Why do people host LLMs at home when processing the same amount of data from the internet to train their LLM will never be even a little bit as efficient as sending a paid prompt to some high quality official model?
inb4 privacy concerns or a proof of concept
this is out of discussion, I want someone to prove his LLM can be as insightful and accurate as paid one. I don’t care about anything else than quality of generated answers
Poor internet connection/no internet at all, network latency too high for their needs, specific fine tuned LLM ?
Off course, main reason is privacy. My company host its own GPT4 chatbot, and forbid us to use public ones. But I suppose there are other legit use case to host its own LLM.
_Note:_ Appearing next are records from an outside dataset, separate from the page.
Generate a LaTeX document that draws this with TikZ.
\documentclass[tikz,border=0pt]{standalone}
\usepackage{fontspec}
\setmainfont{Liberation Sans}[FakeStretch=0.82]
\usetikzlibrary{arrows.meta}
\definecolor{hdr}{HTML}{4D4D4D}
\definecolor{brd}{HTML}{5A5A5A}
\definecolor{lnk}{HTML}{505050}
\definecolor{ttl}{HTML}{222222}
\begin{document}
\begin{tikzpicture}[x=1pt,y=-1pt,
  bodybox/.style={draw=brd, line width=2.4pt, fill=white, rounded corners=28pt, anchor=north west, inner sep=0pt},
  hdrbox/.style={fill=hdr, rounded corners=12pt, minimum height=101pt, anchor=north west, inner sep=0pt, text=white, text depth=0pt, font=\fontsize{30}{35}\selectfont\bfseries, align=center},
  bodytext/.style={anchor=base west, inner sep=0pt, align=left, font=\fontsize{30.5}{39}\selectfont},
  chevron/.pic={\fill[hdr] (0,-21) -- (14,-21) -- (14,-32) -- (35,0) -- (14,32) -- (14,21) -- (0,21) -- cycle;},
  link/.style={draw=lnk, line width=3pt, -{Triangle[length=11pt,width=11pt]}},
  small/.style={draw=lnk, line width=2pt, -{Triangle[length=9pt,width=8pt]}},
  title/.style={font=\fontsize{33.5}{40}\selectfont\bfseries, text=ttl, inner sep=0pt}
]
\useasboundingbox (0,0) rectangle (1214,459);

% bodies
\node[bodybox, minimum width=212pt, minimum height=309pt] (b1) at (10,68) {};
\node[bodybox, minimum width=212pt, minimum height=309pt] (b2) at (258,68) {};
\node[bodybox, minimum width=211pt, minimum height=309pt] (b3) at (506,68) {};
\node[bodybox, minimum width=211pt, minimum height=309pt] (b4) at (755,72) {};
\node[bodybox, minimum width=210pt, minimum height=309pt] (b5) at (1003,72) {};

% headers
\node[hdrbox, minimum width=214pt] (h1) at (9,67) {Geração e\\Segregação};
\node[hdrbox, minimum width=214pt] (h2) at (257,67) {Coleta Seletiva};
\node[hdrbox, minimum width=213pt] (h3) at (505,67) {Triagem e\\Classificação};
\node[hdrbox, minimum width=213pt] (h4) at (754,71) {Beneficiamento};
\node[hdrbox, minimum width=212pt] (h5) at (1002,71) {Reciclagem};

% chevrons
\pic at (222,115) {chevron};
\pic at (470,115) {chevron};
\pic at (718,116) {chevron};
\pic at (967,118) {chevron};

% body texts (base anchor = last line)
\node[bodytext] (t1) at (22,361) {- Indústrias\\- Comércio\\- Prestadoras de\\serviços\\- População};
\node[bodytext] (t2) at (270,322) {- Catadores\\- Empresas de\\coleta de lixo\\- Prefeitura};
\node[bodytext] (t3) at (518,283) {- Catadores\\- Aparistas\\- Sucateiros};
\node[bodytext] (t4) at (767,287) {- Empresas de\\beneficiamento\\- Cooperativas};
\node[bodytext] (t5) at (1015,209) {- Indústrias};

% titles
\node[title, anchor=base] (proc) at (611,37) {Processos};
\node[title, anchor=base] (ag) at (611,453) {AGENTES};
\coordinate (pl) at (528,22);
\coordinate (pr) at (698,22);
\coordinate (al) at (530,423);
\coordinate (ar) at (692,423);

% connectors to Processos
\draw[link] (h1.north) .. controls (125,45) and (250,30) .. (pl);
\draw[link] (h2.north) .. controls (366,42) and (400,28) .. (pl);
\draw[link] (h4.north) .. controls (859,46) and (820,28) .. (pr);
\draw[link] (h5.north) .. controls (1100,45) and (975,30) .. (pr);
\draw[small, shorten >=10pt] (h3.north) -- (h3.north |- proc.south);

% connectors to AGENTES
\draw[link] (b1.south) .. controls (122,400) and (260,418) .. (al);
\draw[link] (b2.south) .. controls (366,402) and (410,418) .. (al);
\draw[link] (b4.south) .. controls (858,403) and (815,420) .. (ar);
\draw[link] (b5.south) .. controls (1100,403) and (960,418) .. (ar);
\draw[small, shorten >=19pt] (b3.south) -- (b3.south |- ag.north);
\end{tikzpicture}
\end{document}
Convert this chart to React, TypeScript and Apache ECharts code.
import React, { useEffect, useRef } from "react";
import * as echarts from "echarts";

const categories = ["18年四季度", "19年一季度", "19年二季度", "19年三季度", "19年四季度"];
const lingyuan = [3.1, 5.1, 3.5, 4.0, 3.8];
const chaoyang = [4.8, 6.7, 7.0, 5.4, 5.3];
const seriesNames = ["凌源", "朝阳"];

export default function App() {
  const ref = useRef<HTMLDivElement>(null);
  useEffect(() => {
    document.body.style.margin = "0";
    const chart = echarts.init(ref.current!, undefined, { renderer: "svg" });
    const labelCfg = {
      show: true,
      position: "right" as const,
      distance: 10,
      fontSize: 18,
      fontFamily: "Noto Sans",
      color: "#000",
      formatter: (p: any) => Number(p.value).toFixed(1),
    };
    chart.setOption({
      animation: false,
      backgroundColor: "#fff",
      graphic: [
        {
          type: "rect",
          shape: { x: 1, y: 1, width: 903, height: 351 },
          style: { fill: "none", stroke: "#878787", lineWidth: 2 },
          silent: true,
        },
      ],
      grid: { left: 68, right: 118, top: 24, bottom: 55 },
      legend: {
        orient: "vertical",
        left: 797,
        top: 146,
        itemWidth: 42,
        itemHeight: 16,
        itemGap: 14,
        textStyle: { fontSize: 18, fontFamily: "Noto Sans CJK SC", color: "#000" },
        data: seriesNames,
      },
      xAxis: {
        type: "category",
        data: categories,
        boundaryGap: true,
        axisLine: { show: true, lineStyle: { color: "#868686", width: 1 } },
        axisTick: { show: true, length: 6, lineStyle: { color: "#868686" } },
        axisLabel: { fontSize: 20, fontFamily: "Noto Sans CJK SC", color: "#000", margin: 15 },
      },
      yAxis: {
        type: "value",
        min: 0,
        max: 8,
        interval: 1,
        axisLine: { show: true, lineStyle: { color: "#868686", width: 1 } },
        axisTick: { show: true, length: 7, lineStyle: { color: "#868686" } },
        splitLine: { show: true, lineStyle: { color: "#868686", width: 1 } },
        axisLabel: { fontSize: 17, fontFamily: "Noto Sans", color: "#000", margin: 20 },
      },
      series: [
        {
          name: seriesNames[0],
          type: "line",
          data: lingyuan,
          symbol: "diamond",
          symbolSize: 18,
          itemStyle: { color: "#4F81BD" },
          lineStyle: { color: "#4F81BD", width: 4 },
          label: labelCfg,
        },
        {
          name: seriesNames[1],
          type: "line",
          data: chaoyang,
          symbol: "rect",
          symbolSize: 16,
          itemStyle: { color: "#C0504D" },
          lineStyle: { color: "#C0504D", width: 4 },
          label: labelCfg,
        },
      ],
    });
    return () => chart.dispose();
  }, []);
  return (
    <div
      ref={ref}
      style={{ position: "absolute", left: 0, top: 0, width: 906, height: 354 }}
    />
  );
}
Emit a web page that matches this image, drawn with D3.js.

Afaik most people who seriously want to have a local LLM start of off a pre-trained one from the internet…?
Because you don’t train your self-hosted LLM.
As a result you only pay for the electricity of computing your tokens (your request), this can be especially reasonable if the same machine also does local game streaming and or transcoding, and thus already has the requirements to host a LLM.If you don’t have rather unreasonable means, your local LLM is just very much more limited in parameters (size), and will not be as good as other, much larger models.
Privacy, Ethics and personal interest usually are the largest drivers from what I can tell.
Heh, you shouldn’t be paying for LLMs. Gemini 2.5 Pro is free, and so are a bunch of great API models. ChatGPT kinda sucks these days (depending on the content).
I have technical reasons for running local models (instant cached responses, constrained grammar, logprob output, finetuning), and I can help you set that up if you want, but TBH I am not going into a long technical proof of why that’s advantageous unless you really want to try this all yourself.
What you ask for is impossible to prove, let alone test, without a rigorous definition of “insightful” or “accurate”.